A wine bar and restaurant with distinctly European feel, Maeve is nestled on the first floor of a heritage building with Brisbane’s abundant sunlight filtered through the treetops – it’s a place to get lost in the moment.

The nuts & bolts

  • Opened 2019

Maeve Wine Bar is housed in somewhat of an enviable site, with it backing onto Brisbane’s thriving Fish Lane precinct, but perhaps more significant is the grandeur of the heritage building whose first floor it occupies. Built in 1929 for the Queensland National Bank, the nods to classical architecture have been given new life in this most European wine bar and restaurant.

Maeve’s doorway is around the corner from the main entrance behind substantial copper doors, thick with verdigris. Ascending via a staircase painted a deep burgundy hue, with the venue’s name emblazoned on the risers, takes you into the dining space, the kitchen arranged down the common wall. Generous sash windows open the green flush of treetops to patrons, extending around the elegant curve of the building that describes an arc across Grey Street to Melbourne Street. The interior here is anchored in the classical roots of the building, with chalky white walls, polished timber, fluted feature walls and its fair share of brass and frosted glass, no doubt contributing to the pervasive European aura.

Maris Cook and Jesse Stevens, two of the driving forces behind Maeve, also own Hello Please, which is somewhat of a Fish Lane icon. For Maeve, the pair teamed up with business partner Eleanor Cappa, who was the wine buyer for Melbourne stalwart Movida for some years. Today, Cook and Stevens have left the operation to Cappa, with Ryan Cole taking on the head chef role. “Ryan has been with us since the beginning and has taken the reigns from Jesse Stevens over the last 18 months,” says Cappa. “He is not just a talented chef but someone who fosters an excellent culture in the venue.”

The wine list currently extends across 100 listings, 25 of which are available by the glass, with 10 of those being premium pours dispensed via Coravin.
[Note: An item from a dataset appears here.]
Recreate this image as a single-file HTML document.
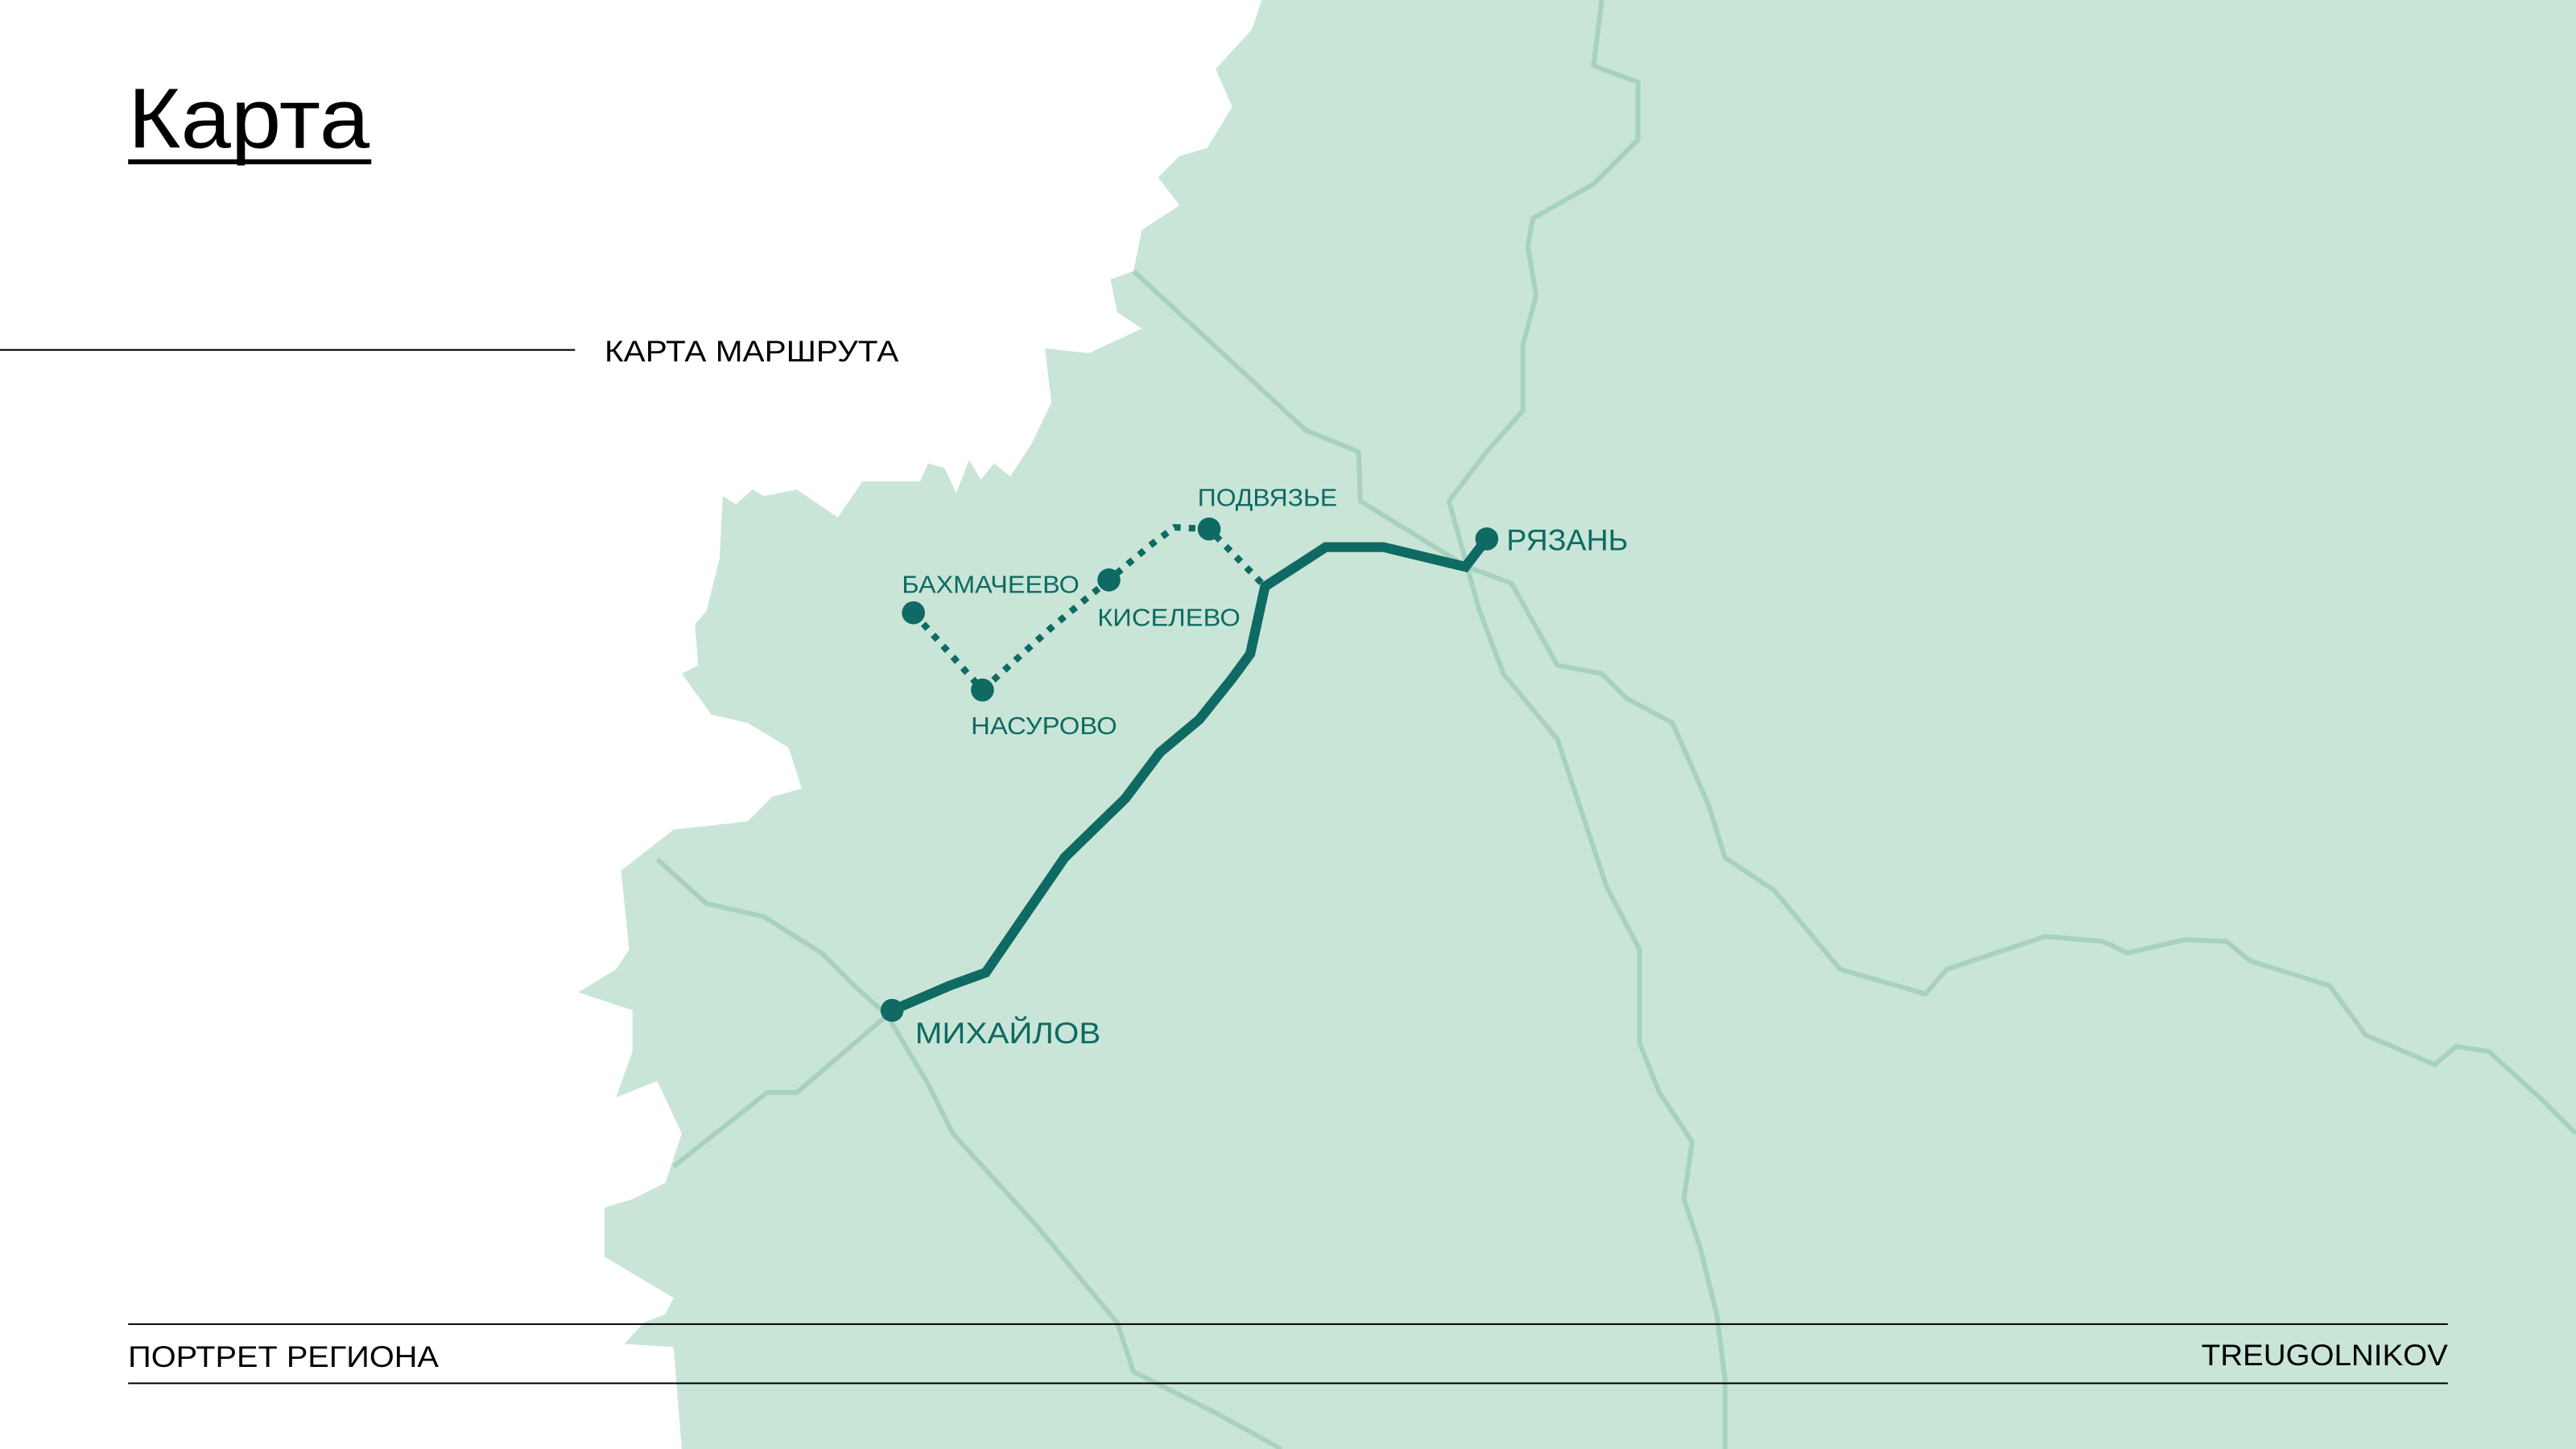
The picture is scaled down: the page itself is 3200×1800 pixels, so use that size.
<!DOCTYPE html>
<html><head><meta charset="utf-8"><style>
html,body{margin:0;padding:0;background:#fff;}
svg{display:block;}
text{font-family:"Liberation Sans",sans-serif;}
</style></head><body>
<svg width="3200" height="1800" viewBox="0 0 1568 882" xmlns="http://www.w3.org/2000/svg">
<rect width="1568" height="882" fill="#fff"/>
<path fill="#c9e5d8" d="M768,0 L762,18 L740,42 L750,65 L735,90 L718,95 L705,108 L718,125 L695,140 L690,165 L676,170 L680,190 L695,200 L663,215 L636,212 L640,245 L628,270 L615,290 L605,282 L597,292 L590,280 L582,300 L575,285 L565,282 L560,293 L525,293 L510,315 L485,298 L465,302 L458,298 L448,307 L440,302 L438,340 L430,372 L423,380 L425,405 L415,410 L433,435 L455,440 L480,455 L488,480 L470,485 L455,500 L410,505 L378,530 L383,578 L375,590 L352,604 L385,615 L385,640 L375,668 L400,658 L415,690 L405,720 L385,730 L368,735 L368,765 L410,790 L405,800 L392,805 L380,818 L410,820 L415,882 L1568,882 L1568,0 Z"/>
<g fill="none" stroke="#a8d2bf" stroke-width="3" stroke-linejoin="round">
<polyline points="690,165 795,262 827,275 828,305 893,345 920,355 948,405 975,410 990,425 1018,440 1040,490 1050,522 1080,542 1095,560 1120,590 1172,605 1185,590 1245,570 1280,573 1295,580 1330,572 1355,573 1370,585 1418,600 1440,630 1482,648 1495,637 1515,640 1548,670 1568,690"/>
<polyline points="975,0 970,40 997,50 997,85 970,112 933,133 930,150 935,180 927,210 927,250 905,275 882,305 900,370 915,410 948,450 978,540 998,578 998,635 1010,665 1030,695 1025,730 1035,760 1045,800 1050,840 1050,882"/>
<polyline points="400,523 430,550 465,558 500,580 520,600 540,618 565,660 580,690 630,745 680,805 690,835 740,860 780,882"/>
<polyline points="410,710 467,665 485,665 540,618"/>
</g>
<polyline fill="none" stroke="#0e6a63" stroke-width="6" stroke-linejoin="miter" points="543,615 578,600 600,592 648,522 685,486 706,458 730,438 750,413 761,398 770,357 807,333 842,333 892,345 905,328"/>
<polyline fill="none" stroke="#0e6a63" stroke-width="4" stroke-dasharray="4,5" points="556,373 598,420 640,382 675,353 700,332 715,321 736,322 768,355"/>
<g fill="#0e6a63">
<circle cx="556" cy="373" r="7"/><circle cx="598" cy="420" r="7"/><circle cx="675" cy="353" r="7"/>
<circle cx="736" cy="322" r="7"/><circle cx="905" cy="328" r="7"/><circle cx="543" cy="615" r="7"/>
</g>
<g fill="#0e6a63" font-size="15">
<text x="729" y="308" textLength="85" lengthAdjust="spacingAndGlyphs">ПОДВЯЗЬЕ</text>
<text x="549" y="361" textLength="108" lengthAdjust="spacingAndGlyphs">БАХМАЧЕЕВО</text>
<text x="668" y="381" textLength="87" lengthAdjust="spacingAndGlyphs">КИСЕЛЕВО</text>
<text x="591" y="447" textLength="89" lengthAdjust="spacingAndGlyphs">НАСУРОВО</text>
<text x="917" y="335" font-size="18" textLength="74" lengthAdjust="spacingAndGlyphs">РЯЗАНЬ</text>
<text x="557" y="635" font-size="18" textLength="113" lengthAdjust="spacingAndGlyphs">МИХАЙЛОВ</text>
</g>
<text x="78" y="90" font-size="52" fill="#000" textLength="147" lengthAdjust="spacingAndGlyphs">Карта</text>
<rect x="78" y="97" width="148" height="3" fill="#000"/>
<line x1="0" y1="213" x2="350" y2="213" stroke="#000" stroke-width="1"/>
<text x="368" y="220" font-size="18" fill="#000" textLength="179" lengthAdjust="spacingAndGlyphs">КАРТА МАРШРУТА</text>
<line x1="78" y1="806" x2="1490" y2="806" stroke="#000" stroke-width="1"/>
<line x1="78" y1="842" x2="1490" y2="842" stroke="#000" stroke-width="1"/>
<text x="78" y="832" font-size="18" fill="#000" textLength="189" lengthAdjust="spacingAndGlyphs">ПОРТРЕТ РЕГИОНА</text>
<text x="1340" y="831" font-size="18" fill="#000" textLength="150" lengthAdjust="spacingAndGlyphs">TREUGOLNIKOV</text>
</svg>
</body></html>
Cappa also maintains a reserve list of cellared wines, with 50-odd bins. The wine offer is evenly split between local and international (predominantly European) bottlings. There are no absolute rules here, besides quality and character, but there is a natural tendency to those wines with sustainable and natural farming at their core.

“Although I still write the wine list, our small and dedicated wine team now all participate in the purchasing, education and decision-making, giving everyone ownership and responsibility over the direction of the wine program,” says Cappa, indicating the depth of knowledge commitment of the “wine-obsessed team”.

Perhaps predictably, the menu of variously sized share plates talks in a broadly European accent, with everything except cheese made in house. Coles also continues the feature of subtly threading honey through some of the dishes, both savoury and sweet, as Maeve was a mythical Irish warrior queen, celebrated as the queen of intoxication with a fairly strong association with mead.